Lo que sucedió fue que los enemigos del emperador en Alemania aprovecharon su excomunión para tratar de deponerle, de modo que la asamblea de nobles alemanes obligó a Enrique IV a pedir perdón el Papa y le concedió un año de plazo para conseguir que se le levantara la excomunión.

Y cuenta la Historia que Enrique IV tuvo que dirigirse, vestido de penitente, al castillo de Canosa, donde estaba refugiado el Papa. Y que permaneció allí descalzo en la nieve a la puerta del castillo, durante tres días, implorando a Gregorio VII su perdón, hasta que éste dejó la excomunión sin efecto.

En realidad, el enfrentamiento entre el Papa y el Emperador continuaría después de aquel episodio, y sería el Papa quien terminaría perdiendo la partida, pero esa escena que retrata a un poderoso emperador vestido con harapos y humillado delante de Gregorio VII, ha pasado definitivamente a la Historia.

Ayer por la tarde, las redacciones de todo el mundo se paralizaron para escuchar las palabras de Obama sobre Siria.

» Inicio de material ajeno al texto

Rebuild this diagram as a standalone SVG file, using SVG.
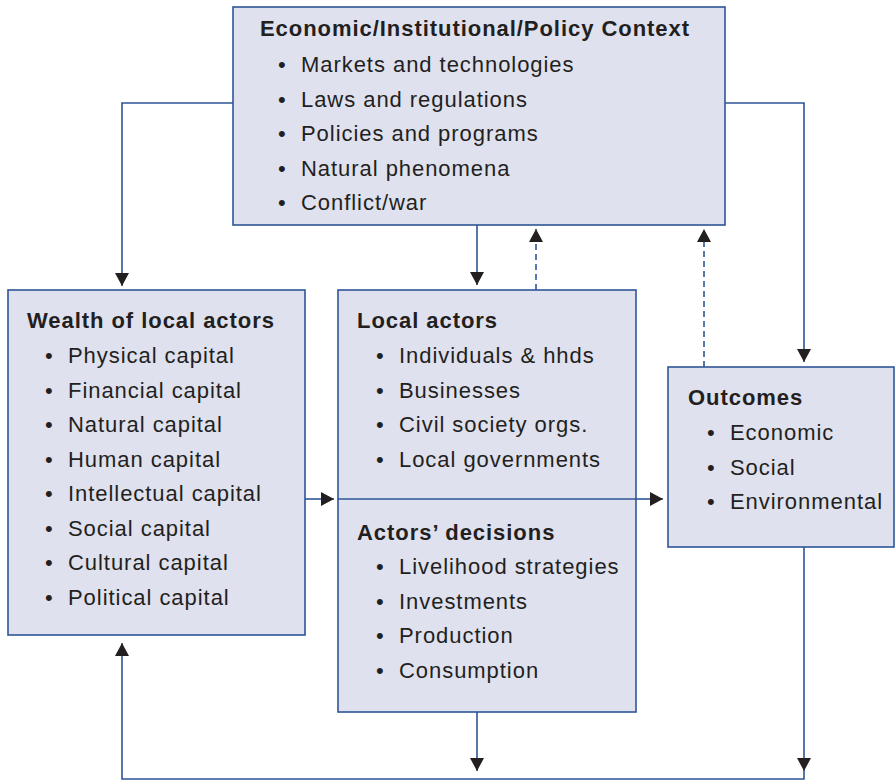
<svg xmlns="http://www.w3.org/2000/svg" width="895" height="782" viewBox="0 0 895 782">
<style>
.box{fill:#dfe1ee;stroke:#2e5597;stroke-width:1.6}
.t{font-family:"Liberation Sans",Arial,Helvetica,sans-serif;font-size:22px;fill:#231f20;letter-spacing:0.95px}
.b{font-weight:bold}
.c{fill:none;stroke:#2e5597;stroke-width:1.6}
.d{fill:none;stroke:#2e5597;stroke-width:1.6;stroke-dasharray:6 4}
</style>
<defs>
<marker id="arr" viewBox="0 0 13 14" refX="13" refY="7" markerWidth="13" markerHeight="14" markerUnits="userSpaceOnUse" orient="auto">
<path d="M0,0 L13,7 L0,14 z" fill="#231f20"/>
</marker>
</defs>
<rect width="895" height="782" fill="#ffffff"/>
<g id="connectors">
<path class="c" d="M233,103 H122 V286" marker-end="url(#arr)"/>
<path class="c" d="M725,103 H804 V362" marker-end="url(#arr)"/>
<path class="c" d="M477,225 V285" marker-end="url(#arr)"/>
<path class="d" d="M536,290 V229" marker-end="url(#arr)"/>
<path class="d" d="M704,367 V229" marker-end="url(#arr)"/>
<path class="c" d="M305,499 H334" marker-end="url(#arr)"/>
<path class="c" d="M636,499 H663" marker-end="url(#arr)"/>
<path class="c" d="M477,712 V771" marker-end="url(#arr)"/>
<path class="c" d="M804,547 V771" marker-end="url(#arr)"/>
<path class="c" d="M804,771 V779 H122 V643" marker-end="url(#arr)"/>
</g>
<g id="context">
<rect class="box" x="233" y="7" width="492" height="218"/>
<text class="t b" x="260" y="36">Economic/Institutional/Policy Context</text>
<text class="t" x="278" y="72">•</text><text class="t" x="301" y="72">Markets and technologies</text>
<text class="t" x="278" y="106.5">•</text><text class="t" x="301" y="106.5">Laws and regulations</text>
<text class="t" x="278" y="141">•</text><text class="t" x="301" y="141">Policies and programs</text>
<text class="t" x="278" y="175.5">•</text><text class="t" x="301" y="175.5">Natural phenomena</text>
<text class="t" x="278" y="210">•</text><text class="t" x="301" y="210">Conflict/war</text>
</g>
<g id="wealth">
<rect class="box" x="8" y="290" width="297" height="345"/>
<text class="t b" x="27" y="328">Wealth of local actors</text>
<text class="t" x="45" y="363">•</text><text class="t" x="68" y="363">Physical capital</text>
<text class="t" x="45" y="397.5">•</text><text class="t" x="68" y="397.5">Financial capital</text>
<text class="t" x="45" y="432">•</text><text class="t" x="68" y="432">Natural capital</text>
<text class="t" x="45" y="466.5">•</text><text class="t" x="68" y="466.5">Human capital</text>
<text class="t" x="45" y="501">•</text><text class="t" x="68" y="501">Intellectual capital</text>
<text class="t" x="45" y="535.5">•</text><text class="t" x="68" y="535.5">Social capital</text>
<text class="t" x="45" y="570">•</text><text class="t" x="68" y="570">Cultural capital</text>
<text class="t" x="45" y="604.5">•</text><text class="t" x="68" y="604.5">Political capital</text>
</g>
<g id="local-actors">
<rect class="box" x="338" y="290" width="298" height="422"/>
<line class="c" x1="338" y1="499" x2="636" y2="499"/>
<text class="t b" x="357" y="328">Local actors</text>
<text class="t" x="376" y="363">•</text><text class="t" x="399" y="363">Individuals &amp; hhds</text>
<text class="t" x="376" y="397.5">•</text><text class="t" x="399" y="397.5">Businesses</text>
<text class="t" x="376" y="432">•</text><text class="t" x="399" y="432">Civil society orgs.</text>
<text class="t" x="376" y="466.5">•</text><text class="t" x="399" y="466.5">Local governments</text>
</g>
<g id="decisions">
<text class="t b" x="357" y="540">Actors’ decisions</text>
<text class="t" x="376" y="574">•</text><text class="t" x="399" y="574">Livelihood strategies</text>
<text class="t" x="376" y="608.5">•</text><text class="t" x="399" y="608.5">Investments</text>
<text class="t" x="376" y="643">•</text><text class="t" x="399" y="643">Production</text>
<text class="t" x="376" y="677.5">•</text><text class="t" x="399" y="677.5">Consumption</text>
</g>
<g id="outcomes">
<rect class="box" x="668" y="367" width="226" height="180"/>
<text class="t b" x="688" y="405">Outcomes</text>
<text class="t" x="707" y="440">•</text><text class="t" x="730" y="440">Economic</text>
<text class="t" x="707" y="474.5">•</text><text class="t" x="730" y="474.5">Social</text>
<text class="t" x="707" y="509">•</text><text class="t" x="730" y="509">Environmental</text>
</g>
</svg>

Aunque unas horas antes de la alocución, lo que se esperaba era que el presidente americano anunciara el ataque contra Bachar el Asad, lo cierto es que Obama terminó renunciando a atacar de manera inmediata y declarando que pediría autorización al Congreso de los EE.UU. para hacer uso de la fuerza militar.

La verdad es que la escena causa impresión: ver al hombre más poderoso de la Tierra recular en sus pretensiones y someterse al escrutinio del Congreso, es una muestra palpable de la grandeza del sistema democrático y, en concreto, de la democracia americana.

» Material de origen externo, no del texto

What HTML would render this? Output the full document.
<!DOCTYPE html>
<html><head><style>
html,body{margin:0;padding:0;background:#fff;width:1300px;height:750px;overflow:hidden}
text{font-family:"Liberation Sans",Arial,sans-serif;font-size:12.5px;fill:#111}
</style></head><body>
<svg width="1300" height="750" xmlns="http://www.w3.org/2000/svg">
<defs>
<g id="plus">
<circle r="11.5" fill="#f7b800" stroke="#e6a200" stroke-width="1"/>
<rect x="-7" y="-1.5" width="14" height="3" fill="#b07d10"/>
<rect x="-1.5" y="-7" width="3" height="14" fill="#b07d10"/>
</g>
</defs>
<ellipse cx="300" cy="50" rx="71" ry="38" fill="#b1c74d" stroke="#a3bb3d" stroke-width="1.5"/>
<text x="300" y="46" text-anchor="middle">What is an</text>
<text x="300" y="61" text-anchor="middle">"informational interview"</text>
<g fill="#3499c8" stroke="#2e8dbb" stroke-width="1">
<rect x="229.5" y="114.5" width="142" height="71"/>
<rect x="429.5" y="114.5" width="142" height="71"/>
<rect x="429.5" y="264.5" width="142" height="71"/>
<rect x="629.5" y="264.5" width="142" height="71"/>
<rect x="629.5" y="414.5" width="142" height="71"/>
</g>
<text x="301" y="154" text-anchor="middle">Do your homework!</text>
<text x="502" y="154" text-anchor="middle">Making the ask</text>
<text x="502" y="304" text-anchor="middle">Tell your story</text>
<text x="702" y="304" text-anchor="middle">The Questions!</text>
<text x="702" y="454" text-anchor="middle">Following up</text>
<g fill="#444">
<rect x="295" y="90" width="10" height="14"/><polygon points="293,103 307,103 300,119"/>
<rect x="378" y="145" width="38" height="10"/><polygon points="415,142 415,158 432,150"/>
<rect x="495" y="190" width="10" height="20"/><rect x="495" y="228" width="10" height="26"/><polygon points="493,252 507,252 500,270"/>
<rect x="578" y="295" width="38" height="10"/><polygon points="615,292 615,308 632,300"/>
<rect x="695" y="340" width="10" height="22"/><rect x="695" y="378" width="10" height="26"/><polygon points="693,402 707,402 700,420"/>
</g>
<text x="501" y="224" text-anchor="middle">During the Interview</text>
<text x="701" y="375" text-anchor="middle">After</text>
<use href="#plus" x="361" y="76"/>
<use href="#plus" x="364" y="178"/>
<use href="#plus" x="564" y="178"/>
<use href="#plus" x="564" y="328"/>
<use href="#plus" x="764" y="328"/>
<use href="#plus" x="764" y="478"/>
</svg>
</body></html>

Aunque, en realidad, lo que está actuando aquí, más incluso que el sistema de contrapesos de la política estadounidense, es ese juego sutil de las legitimidades al que antes hacía referencia. A la hora de ejercer el poder, lo importante no es tener derecho a hacer lo que uno quiere, sino que los demás perciban que tienes ese derecho, sea cierto o no. Ni siquiera Obama, que preside la mayor potencia mundial, puede permitirse el lujo de ignorar el varapalo que el parlamento británico le ha dado a Cameron, ni los recelos y los intereses de Putin, ni las encuestas de opinión pública, ni la oposición de buena parte de congresistas y senadores americanos.

De cara a tejer la red de apoyos que una intervención requiere, el presidente americano está obligado, por muy poderoso que sea, a cargarse de razones con tal de que el Congreso no le desautorice, y de que sus aliados no le dejen solo, y de que la opinión pública no le perciba como un nuevo Bush.

Es ese juego de las legitimidades el que lleva, al final, a que a veces se recurra a un organismo inoperante y absurdo, como la ONU, para que bendiga tal o cual operación militar. De lo que se trata, en definitiva, es de no aparecer como un agresor, sino como un defensor de la Justicia.

Posiblemente Obama termine haciendo lo que le dé la gana. Pero ver al hombre más poderoso del planeta solicitando humildemente su permiso al Congreso americano, va a ser una escena digna de contemplación.